## RECORDED DATA:
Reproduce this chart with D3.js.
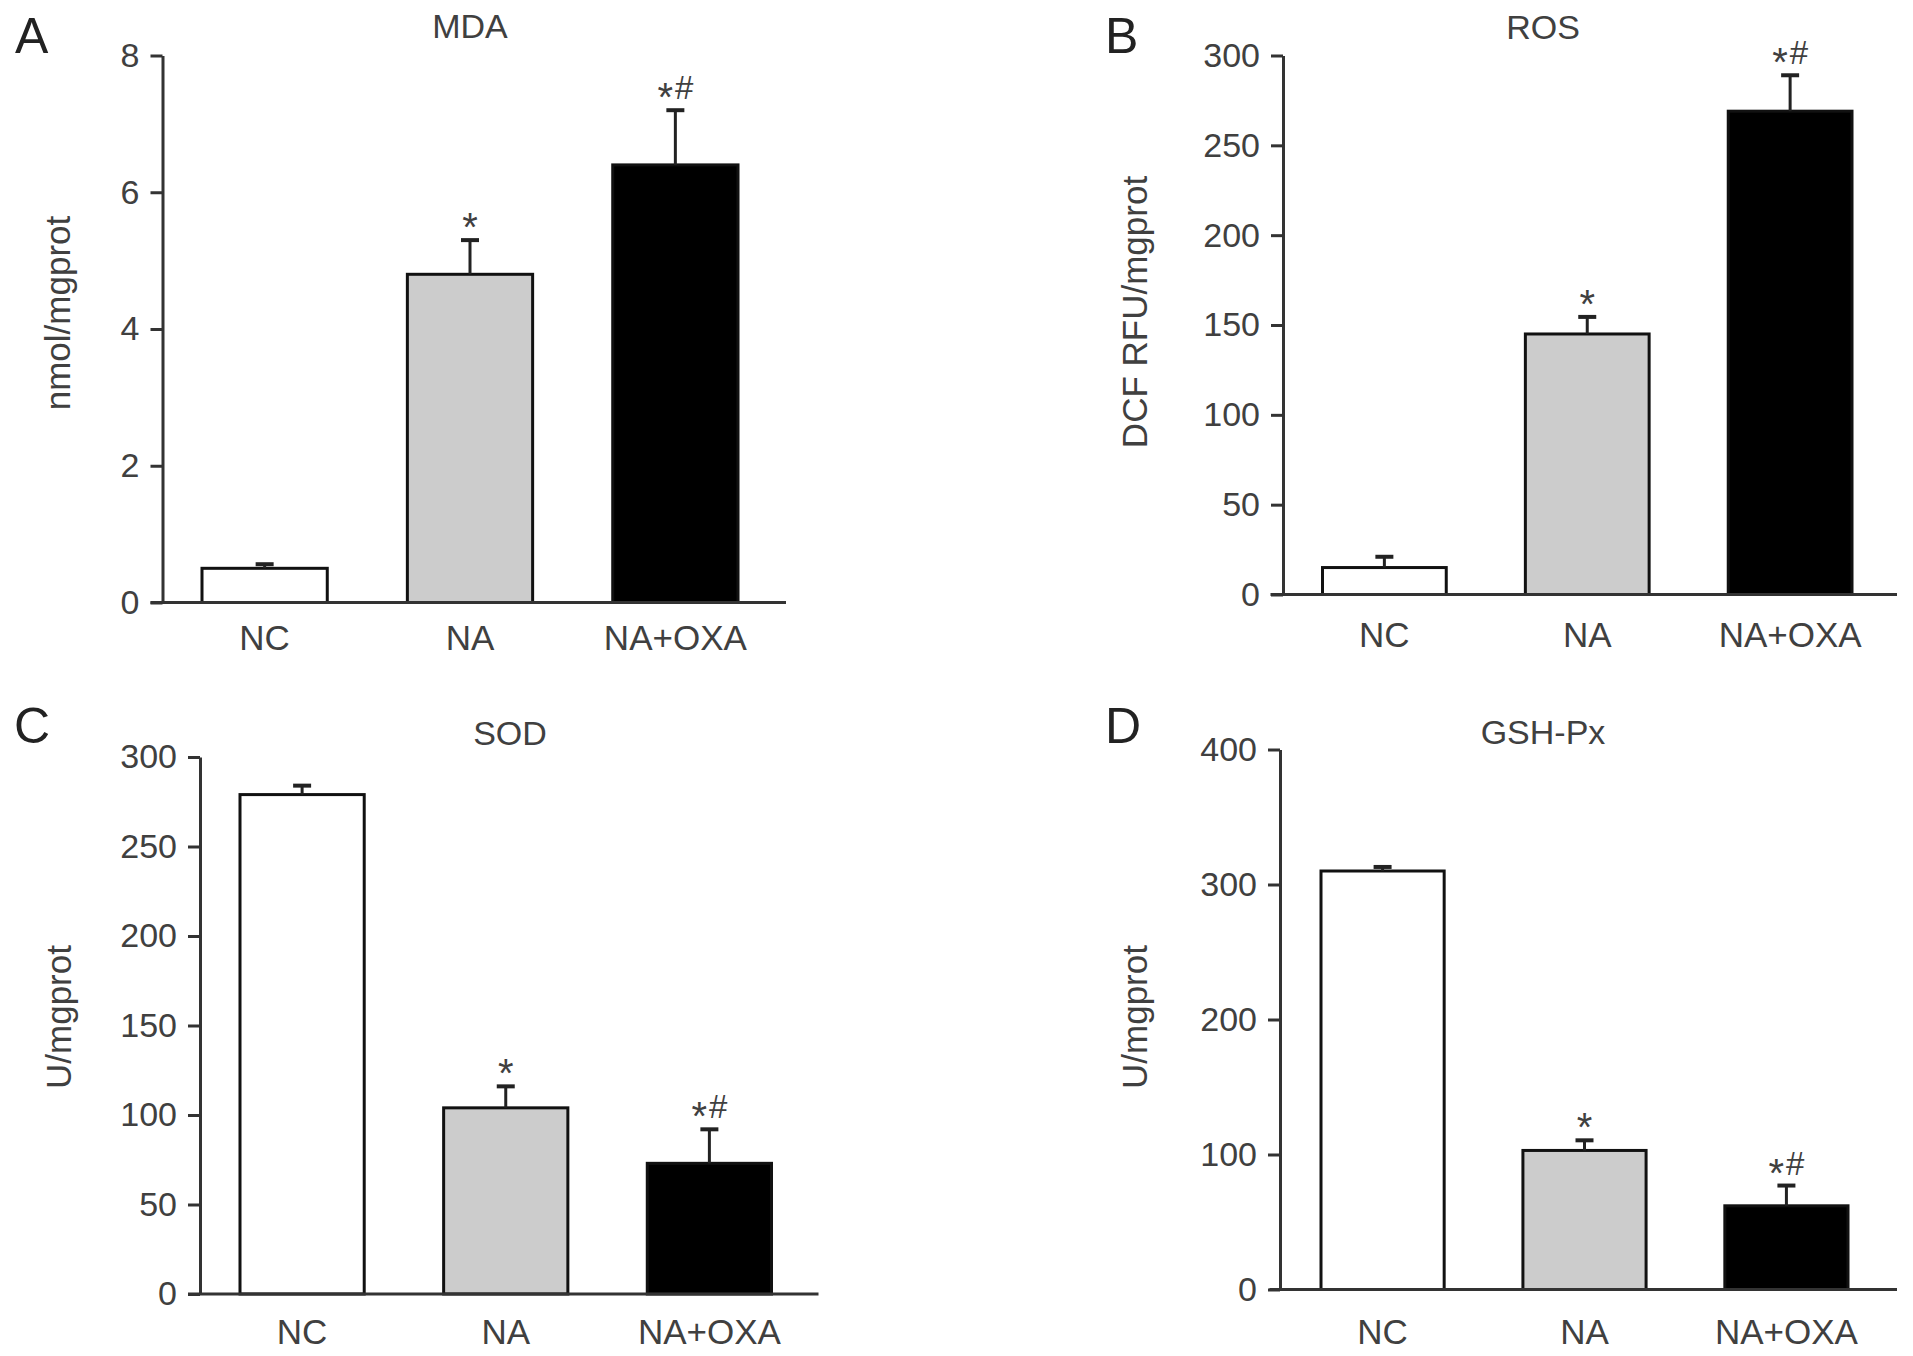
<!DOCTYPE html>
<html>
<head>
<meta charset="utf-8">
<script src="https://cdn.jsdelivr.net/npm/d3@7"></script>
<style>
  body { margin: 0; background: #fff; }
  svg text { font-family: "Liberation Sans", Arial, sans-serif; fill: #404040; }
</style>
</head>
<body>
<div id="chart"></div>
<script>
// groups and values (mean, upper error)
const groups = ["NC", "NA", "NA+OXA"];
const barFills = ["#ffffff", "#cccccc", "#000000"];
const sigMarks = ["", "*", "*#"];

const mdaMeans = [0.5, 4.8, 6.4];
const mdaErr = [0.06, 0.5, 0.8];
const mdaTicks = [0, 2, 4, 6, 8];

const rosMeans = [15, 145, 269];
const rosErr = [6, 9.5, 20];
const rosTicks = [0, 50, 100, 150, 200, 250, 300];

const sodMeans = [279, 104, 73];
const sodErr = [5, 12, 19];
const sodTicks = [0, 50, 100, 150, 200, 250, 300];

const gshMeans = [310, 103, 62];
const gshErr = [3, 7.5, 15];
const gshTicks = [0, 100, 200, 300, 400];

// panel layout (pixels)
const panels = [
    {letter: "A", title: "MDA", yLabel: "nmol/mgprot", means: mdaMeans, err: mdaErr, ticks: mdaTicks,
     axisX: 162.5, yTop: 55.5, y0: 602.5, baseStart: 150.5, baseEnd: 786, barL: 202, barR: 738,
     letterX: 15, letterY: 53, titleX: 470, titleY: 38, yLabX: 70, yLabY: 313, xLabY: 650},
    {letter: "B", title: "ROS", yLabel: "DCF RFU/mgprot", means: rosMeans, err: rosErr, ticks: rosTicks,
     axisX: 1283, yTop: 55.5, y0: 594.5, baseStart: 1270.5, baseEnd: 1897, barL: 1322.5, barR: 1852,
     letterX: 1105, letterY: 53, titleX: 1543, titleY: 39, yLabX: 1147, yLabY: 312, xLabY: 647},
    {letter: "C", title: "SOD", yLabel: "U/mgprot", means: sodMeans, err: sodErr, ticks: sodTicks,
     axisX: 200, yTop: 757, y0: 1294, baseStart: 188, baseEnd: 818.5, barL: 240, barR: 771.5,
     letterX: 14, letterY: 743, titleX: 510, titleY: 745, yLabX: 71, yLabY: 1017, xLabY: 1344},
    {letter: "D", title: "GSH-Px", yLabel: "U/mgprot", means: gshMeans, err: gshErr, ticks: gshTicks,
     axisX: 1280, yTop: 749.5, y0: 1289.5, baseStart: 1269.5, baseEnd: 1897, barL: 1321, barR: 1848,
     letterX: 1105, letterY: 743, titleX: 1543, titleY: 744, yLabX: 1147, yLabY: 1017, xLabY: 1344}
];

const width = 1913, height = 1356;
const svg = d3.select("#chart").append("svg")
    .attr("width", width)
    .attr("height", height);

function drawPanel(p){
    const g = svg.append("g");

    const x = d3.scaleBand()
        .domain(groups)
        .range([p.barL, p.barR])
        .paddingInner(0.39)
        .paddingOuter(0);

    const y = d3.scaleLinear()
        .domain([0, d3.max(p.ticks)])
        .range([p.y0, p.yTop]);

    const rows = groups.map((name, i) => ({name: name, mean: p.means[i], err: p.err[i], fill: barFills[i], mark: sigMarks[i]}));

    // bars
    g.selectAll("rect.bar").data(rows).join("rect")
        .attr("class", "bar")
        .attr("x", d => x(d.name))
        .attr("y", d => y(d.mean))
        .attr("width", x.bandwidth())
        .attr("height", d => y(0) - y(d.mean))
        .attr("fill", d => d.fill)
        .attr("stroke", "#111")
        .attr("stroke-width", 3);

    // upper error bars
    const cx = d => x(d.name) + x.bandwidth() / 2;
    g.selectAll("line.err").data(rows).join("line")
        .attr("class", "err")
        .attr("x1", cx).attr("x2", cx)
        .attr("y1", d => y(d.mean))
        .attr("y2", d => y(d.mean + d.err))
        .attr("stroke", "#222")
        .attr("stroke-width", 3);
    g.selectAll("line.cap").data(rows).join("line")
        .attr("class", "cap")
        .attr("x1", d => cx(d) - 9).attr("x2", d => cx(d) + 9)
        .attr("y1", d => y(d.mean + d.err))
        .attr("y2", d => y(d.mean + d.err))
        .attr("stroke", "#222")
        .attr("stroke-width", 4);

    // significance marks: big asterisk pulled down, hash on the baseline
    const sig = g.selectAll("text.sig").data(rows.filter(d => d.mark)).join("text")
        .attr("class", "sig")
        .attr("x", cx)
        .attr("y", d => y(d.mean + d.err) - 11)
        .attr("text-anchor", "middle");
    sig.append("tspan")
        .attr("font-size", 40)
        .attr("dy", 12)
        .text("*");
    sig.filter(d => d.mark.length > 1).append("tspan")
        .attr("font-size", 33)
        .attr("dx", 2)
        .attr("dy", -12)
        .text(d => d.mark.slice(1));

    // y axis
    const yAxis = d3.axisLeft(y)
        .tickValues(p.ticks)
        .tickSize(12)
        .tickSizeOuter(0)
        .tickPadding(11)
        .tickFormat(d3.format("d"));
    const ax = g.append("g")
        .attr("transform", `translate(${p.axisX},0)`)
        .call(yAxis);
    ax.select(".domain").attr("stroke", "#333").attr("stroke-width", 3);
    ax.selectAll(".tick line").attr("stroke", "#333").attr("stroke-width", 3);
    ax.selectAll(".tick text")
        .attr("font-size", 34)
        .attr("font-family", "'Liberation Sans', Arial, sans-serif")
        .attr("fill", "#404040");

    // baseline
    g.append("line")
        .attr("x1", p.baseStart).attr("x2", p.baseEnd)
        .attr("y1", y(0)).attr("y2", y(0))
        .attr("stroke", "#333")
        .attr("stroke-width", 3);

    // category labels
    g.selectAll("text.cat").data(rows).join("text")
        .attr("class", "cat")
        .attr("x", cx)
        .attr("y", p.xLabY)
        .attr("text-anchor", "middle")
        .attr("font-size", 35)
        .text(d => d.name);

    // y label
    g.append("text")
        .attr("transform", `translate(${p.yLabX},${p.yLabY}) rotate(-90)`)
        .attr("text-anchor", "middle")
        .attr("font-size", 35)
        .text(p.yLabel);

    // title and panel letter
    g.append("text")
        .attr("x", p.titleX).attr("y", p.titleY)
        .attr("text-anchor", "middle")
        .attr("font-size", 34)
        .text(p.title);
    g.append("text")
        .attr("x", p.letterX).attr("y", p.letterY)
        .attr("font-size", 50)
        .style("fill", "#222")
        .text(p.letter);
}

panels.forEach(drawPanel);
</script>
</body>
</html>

## PROBLEM DETAILS:
Without the pictures, return the listing above from its first line through the line that has "const gshTicks = [0, 100, 200, 300, 400];".

## RESULT OF THIS EXERCISE:
Reproduce this chart with D3.js.
<!DOCTYPE html>
<html>
<head>
<meta charset="utf-8">
<script src="https://cdn.jsdelivr.net/npm/d3@7"></script>
<style>
  body { margin: 0; background: #fff; }
  svg text { font-family: "Liberation Sans", Arial, sans-serif; fill: #404040; }
</style>
</head>
<body>
<div id="chart"></div>
<script>
// groups and values (mean, upper error)
const groups = ["NC", "NA", "NA+OXA"];
const barFills = ["#ffffff", "#cccccc", "#000000"];
const sigMarks = ["", "*", "*#"];

const mdaMeans = [0.5, 4.8, 6.4];
const mdaErr = [0.06, 0.5, 0.8];
const mdaTicks = [0, 2, 4, 6, 8];

const rosMeans = [15, 145, 269];
const rosErr = [6, 9.5, 20];
const rosTicks = [0, 50, 100, 150, 200, 250, 300];

const sodMeans = [279, 104, 73];
const sodErr = [5, 12, 19];
const sodTicks = [0, 50, 100, 150, 200, 250, 300];

const gshMeans = [310, 103, 62];
const gshErr = [3, 7.5, 15];
const gshTicks = [0, 100, 200, 300, 400];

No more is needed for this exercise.